Simpatico Review

Simpatico

by William Thomas |
Published on
Release Date:

28 Jan 2000

Running Time:

106 minutes

Certificate:

15

Original Title:

Simpatico

The prospect of Jeff Bridges and Nick Nolte sinking their illustrious teeth into an emotionally-charged tale of love, betrayal and revenge is an enticing one. The presence of Sharon Stone and Albert Finney also points to an engagingly rich movie experience. Unfortunately Simpatico, adapted from Sam Shepard's typically character-heavy play, is a major let down, proving to be much less than the sum of its wholly promising parts.

Bridges plays Carter, a wealthy racehorse breeder who walks out of the sale of a prize thoroughbred to answer a desperate plea for help from his former best friend Vinnie (Nolte).
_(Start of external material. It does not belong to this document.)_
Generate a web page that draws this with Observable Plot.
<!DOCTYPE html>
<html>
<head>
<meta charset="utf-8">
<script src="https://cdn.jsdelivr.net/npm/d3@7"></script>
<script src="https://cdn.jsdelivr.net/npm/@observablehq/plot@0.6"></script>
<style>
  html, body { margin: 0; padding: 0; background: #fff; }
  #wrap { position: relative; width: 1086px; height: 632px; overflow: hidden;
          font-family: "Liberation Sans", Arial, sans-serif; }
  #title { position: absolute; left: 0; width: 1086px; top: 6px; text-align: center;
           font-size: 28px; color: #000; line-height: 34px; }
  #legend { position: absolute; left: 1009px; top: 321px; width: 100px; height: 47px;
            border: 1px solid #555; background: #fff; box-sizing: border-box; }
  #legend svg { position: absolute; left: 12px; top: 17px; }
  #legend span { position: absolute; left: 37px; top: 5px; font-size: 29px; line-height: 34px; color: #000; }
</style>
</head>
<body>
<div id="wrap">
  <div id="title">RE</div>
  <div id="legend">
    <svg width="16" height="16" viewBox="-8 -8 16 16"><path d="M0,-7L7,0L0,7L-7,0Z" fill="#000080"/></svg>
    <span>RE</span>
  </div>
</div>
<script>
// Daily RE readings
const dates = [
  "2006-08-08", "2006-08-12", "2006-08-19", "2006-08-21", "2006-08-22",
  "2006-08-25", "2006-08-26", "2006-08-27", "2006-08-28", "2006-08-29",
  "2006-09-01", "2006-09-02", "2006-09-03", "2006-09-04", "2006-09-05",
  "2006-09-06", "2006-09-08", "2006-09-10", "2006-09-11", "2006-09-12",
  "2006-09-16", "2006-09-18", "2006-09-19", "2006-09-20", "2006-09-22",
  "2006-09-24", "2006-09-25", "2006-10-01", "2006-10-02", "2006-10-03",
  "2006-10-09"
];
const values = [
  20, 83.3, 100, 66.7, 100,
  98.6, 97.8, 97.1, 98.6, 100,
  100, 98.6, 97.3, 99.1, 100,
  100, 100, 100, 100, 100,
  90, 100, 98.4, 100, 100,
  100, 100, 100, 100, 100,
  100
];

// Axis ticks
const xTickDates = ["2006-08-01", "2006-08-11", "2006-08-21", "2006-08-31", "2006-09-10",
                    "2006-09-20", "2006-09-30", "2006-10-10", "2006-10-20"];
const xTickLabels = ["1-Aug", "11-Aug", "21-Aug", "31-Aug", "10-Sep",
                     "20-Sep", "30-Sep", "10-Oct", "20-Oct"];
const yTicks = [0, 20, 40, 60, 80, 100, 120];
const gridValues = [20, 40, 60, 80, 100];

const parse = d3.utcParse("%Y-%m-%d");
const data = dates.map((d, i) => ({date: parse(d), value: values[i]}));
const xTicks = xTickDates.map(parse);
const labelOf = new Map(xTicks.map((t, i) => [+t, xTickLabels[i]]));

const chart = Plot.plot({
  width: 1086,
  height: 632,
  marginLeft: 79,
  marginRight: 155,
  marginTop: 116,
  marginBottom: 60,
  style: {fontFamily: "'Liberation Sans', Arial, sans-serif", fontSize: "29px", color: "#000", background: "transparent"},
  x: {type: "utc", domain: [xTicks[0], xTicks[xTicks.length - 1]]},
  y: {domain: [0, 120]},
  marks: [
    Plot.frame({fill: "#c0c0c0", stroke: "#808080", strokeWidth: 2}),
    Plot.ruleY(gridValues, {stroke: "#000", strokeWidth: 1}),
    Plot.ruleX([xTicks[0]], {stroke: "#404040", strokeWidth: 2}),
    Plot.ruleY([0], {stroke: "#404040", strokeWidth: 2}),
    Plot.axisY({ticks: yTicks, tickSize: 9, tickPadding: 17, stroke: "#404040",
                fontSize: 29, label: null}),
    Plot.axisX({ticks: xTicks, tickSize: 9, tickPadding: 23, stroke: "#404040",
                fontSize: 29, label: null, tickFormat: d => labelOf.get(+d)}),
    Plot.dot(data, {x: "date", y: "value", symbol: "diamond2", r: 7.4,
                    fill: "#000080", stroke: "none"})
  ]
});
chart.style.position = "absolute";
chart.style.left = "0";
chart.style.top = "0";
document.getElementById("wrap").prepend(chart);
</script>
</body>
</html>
Hot-footing it from his ranch in Kentucky to the derelict California town where they grew up, Carter discovers Vinnie living in reclusive squalor, consumed by guilt, drinking his days away and endlessly re-running old home movies from the days when they ran an audacious racetrack scam. The hold that Vinnie still has over Carter is initially intriguing, as are the skillfully handled flashback sequences that piece together the details of their shattered friendship and where Carter's wife Rosie (Stone), their ex-partner and apex of the inevitable love triangle, fits into the picture. But when Vinnie gives Carter the slip and embarks on a quest to win Rosie back, the going gets somewhat heavy.

Whenever Nolte and Bridges share the screen their undeniable presence commands attention, but they're hampered by stagebound and curiously bloodless dialogue. The interweaving of their past and present lives is also overtly theatrical, lacking the range or the density to sustain the film. Finney is great as a brutish track official, but Stone is utterly wasted. Yes, she looks fabulous on horseback in a silk nightie, but this scene is so blatantly gratuitous it simply highlights the material's paucity of big screen clout.